NEW YORK — Enhanced counseling can help women at high risk of breast or ovarian cancer make better use of the information they receive from genetic testing for BRCA1 and BRCA2 mutations, according to a study presented in poster form at a cancer symposium sponsored by New York University.
The few studies that have examined the effects of genetic testing on decision making have found that a significant proportion of eligible women don't take any action after learning their genetic status, according to Suzanne Miller, Ph.D., of Fox Chase Cancer Center in Philadelphia, and her associates.
The investigators randomized approximately half of the study's 80 women who were at high risk for ovarian cancer based on family history to receive “enhanced counseling” before genetic testing.
This process was aimed at helping the women “prelive” how they might respond to their test results.
“We wanted to help women anticipate how they would react, so they would be prepared for it,” Dr.
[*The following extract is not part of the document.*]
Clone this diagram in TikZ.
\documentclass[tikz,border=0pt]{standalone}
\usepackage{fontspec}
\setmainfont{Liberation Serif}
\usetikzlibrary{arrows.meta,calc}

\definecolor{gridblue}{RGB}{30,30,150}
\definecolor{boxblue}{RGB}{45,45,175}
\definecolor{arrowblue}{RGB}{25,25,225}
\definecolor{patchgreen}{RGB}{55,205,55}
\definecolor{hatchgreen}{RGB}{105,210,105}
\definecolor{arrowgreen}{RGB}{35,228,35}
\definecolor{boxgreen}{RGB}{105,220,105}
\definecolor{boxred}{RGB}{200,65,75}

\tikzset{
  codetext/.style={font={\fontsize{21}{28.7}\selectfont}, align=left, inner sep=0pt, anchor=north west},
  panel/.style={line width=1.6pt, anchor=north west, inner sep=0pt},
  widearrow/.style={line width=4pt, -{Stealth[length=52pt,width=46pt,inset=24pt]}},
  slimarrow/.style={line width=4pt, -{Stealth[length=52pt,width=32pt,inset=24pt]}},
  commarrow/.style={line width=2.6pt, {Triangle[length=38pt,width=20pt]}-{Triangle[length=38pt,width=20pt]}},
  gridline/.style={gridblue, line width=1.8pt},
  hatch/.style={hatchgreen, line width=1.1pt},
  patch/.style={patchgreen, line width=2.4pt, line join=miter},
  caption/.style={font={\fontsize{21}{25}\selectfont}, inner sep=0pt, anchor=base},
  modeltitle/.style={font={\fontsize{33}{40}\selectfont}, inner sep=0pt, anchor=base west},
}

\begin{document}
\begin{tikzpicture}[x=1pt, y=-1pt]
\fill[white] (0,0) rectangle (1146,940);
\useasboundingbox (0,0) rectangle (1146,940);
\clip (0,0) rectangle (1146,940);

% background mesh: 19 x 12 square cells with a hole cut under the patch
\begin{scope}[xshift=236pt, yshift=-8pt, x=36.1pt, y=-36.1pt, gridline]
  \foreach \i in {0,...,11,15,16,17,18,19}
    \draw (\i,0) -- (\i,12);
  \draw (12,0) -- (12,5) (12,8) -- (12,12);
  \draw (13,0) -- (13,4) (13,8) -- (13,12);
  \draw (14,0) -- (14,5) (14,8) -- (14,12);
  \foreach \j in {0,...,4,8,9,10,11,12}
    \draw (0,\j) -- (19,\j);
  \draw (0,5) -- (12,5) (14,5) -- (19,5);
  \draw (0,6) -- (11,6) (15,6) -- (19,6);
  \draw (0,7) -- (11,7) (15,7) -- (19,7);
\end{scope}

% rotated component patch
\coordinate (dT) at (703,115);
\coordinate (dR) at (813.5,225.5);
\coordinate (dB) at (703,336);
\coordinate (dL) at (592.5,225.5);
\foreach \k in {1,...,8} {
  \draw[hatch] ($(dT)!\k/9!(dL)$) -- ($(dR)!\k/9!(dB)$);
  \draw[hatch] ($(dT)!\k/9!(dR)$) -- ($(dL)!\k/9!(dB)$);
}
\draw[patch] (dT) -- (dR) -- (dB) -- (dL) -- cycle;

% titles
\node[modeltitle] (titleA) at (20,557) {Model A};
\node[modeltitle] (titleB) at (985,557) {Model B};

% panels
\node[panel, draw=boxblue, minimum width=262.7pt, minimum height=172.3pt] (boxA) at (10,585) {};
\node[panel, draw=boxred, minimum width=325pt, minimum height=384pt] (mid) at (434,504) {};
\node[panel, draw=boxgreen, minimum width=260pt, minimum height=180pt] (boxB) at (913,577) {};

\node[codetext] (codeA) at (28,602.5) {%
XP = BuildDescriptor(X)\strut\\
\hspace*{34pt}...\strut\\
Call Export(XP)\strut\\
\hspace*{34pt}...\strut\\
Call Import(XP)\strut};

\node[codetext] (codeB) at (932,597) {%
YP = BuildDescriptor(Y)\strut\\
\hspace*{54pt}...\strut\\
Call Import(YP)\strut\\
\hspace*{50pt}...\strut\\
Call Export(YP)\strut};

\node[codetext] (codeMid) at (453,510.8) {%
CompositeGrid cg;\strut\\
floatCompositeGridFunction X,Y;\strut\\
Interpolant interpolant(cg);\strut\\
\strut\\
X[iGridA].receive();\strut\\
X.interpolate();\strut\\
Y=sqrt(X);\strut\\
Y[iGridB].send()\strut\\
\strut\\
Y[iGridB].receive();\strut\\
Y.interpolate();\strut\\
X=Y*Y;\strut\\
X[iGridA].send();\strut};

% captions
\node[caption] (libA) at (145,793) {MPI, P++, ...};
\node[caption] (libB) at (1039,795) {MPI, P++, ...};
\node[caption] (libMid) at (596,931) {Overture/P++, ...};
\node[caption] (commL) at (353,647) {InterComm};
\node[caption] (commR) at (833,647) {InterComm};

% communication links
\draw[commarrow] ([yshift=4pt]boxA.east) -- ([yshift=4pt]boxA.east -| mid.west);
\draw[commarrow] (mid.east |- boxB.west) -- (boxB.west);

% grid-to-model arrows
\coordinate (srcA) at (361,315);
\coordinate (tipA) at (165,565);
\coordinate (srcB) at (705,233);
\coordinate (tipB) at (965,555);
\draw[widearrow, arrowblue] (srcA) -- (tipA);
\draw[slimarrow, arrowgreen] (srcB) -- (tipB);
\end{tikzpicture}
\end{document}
Miller, the study's lead investigator, said during an interview.
Six months later, 68% of the women in the intervention group had sought prophylactic oophorectomy information, and 28% had undergone the surgery. In the control group, which had received standard counseling along with information about improving their general health, 26% had sought information on oophorectomy and 6% had had the surgery.
“The women in the intervention arm were in a position to take action when they got their results,” Dr. Miller said. “This indicates that enhanced counseling can play an important role in decision-making after BRCA1 and2 testing.”
The symposium was also sponsored by the Lynne Cohen Foundation for Ovarian Cancer Research.